In 1233, St. Francis returned to Italy from the Holy Land where he had visited a cave that was the traditional site of Jesus’ birth. Wanting people to appreciate the setting of the Christmas story, he created the first outdoor nativity scene including live animals. Nativity scenes have become a familiar axis mundi in countless households and sanctuaries ever since. When viewed with reverence, candlelight and song, a nativity scene affirms that divine presence can be sensed not only on mountaintops, but also in the lives of humble people in unexpected places.

Some traditions have steered away from emphasizing any particular physical place where we encounter the divine and instead look within our individual awareness. Quakers affirm that every person has within them an “inward light” or spark of divine energy. By practicing silent introspection, we can access and experience that light and find guidance from it.
I have visited many sacred sites in my life. I always try to understand and appreciate the beliefs and imagination of the faithful who are drawn there.

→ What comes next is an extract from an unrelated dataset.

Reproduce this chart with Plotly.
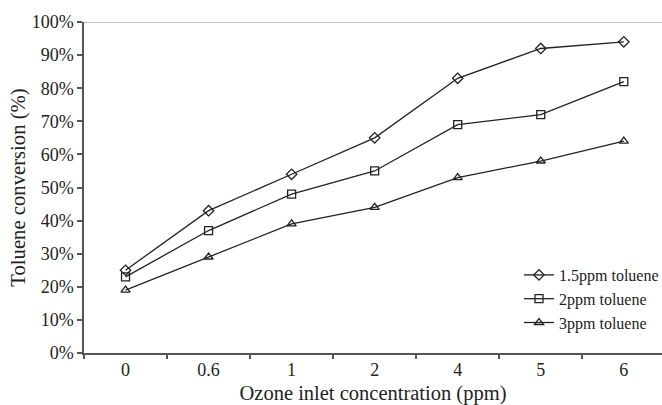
import plotly.graph_objects as go

categories = ["0", "0.6", "1", "2", "4", "5", "6"]
s15 = [0.25, 0.43, 0.54, 0.65, 0.83, 0.92, 0.94]
s2 = [0.23, 0.37, 0.48, 0.55, 0.69, 0.72, 0.82]
s3 = [0.19, 0.29, 0.39, 0.44, 0.53, 0.58, 0.64]
names = ["1.5ppm toluene", "2ppm toluene", "3ppm toluene"]
symbols = ["diamond-open", "square-open", "triangle-up-open"]

FONT = "Liberation Serif, Times New Roman, serif"
L, R, T, B = 84, 0, 22, 52
W, H = 662, 405
PW = W - L - R

fig = go.Figure()
for name, vals, sym in zip(names, [s15, s2, s3], symbols):
    fig.add_trace(go.Scatter(
        x=categories, y=vals, name=name, mode="lines+markers",
        line=dict(color="#222222", width=1.3),
        marker=dict(symbol=sym, size=8, color="#222222", line=dict(width=1.3, color="#222222")),
    ))

fig.add_shape(type="line", xref="paper", yref="y", x0=0, x1=1, y0=1, y1=1,
              line=dict(color="#aaaaaa", width=1.5), layer="below")

fig.update_layout(
    width=W, height=H,
    margin=dict(l=L, r=R, t=T, b=B, autoexpand=False),
    paper_bgcolor="white", plot_bgcolor="white",
    font=dict(family=FONT, color="#222222", size=18),
    showlegend=True,
    legend=dict(x=(519 - L) / PW, y=(H - B - 258) / (H - T - B), xanchor="left", yanchor="top",
                font=dict(family=FONT, size=16, color="#222222"),
                itemwidth=30, tracegroupgap=0, bgcolor="rgba(0,0,0,0)"),
    xaxis=dict(type="category", range=[-0.5, 6.46], tickson="boundaries",
               ticks="outside", ticklen=4, tickcolor="#555555", tickwidth=1.5,
               showline=True, linecolor="#555555", linewidth=1.5, showgrid=False,
               automargin=False,
               tickfont=dict(family=FONT, size=18),
               title=dict(text="Ozone inlet concentration (ppm)", font=dict(family=FONT, size=20.5), standoff=7)),
    yaxis=dict(range=[0, 1], dtick=0.1, tickformat=".0%",
               ticks="outside", ticklen=5, tickcolor="#555555", tickwidth=1.5,
               showline=True, linecolor="#555555", linewidth=1.5, showgrid=False,
               zeroline=False, automargin=False,
               tickfont=dict(family=FONT, size=18),
               title=dict(text="Toluene conversion (%)", font=dict(family=FONT, size=20.7), standoff=0)),
)

fig.write_html("out.html", config={"displayModeBar": False},
               post_script="document.body.style.margin='0';document.body.style.overflow='hidden';")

At the same time, the purpose of visiting such places doesn’t end with the personal encounter. Recent studies have established a powerful connection between experiences of awe and an increased capacity to care for others.[i] Coming into the presence of axis mundi sites can have that effect. The purpose of spiritual life is not to have a specific experience, but to discover within us a deep reverence for life and others and let that form our character. As Huston Smith said, “Spirituality is not about altered states but altered traits.”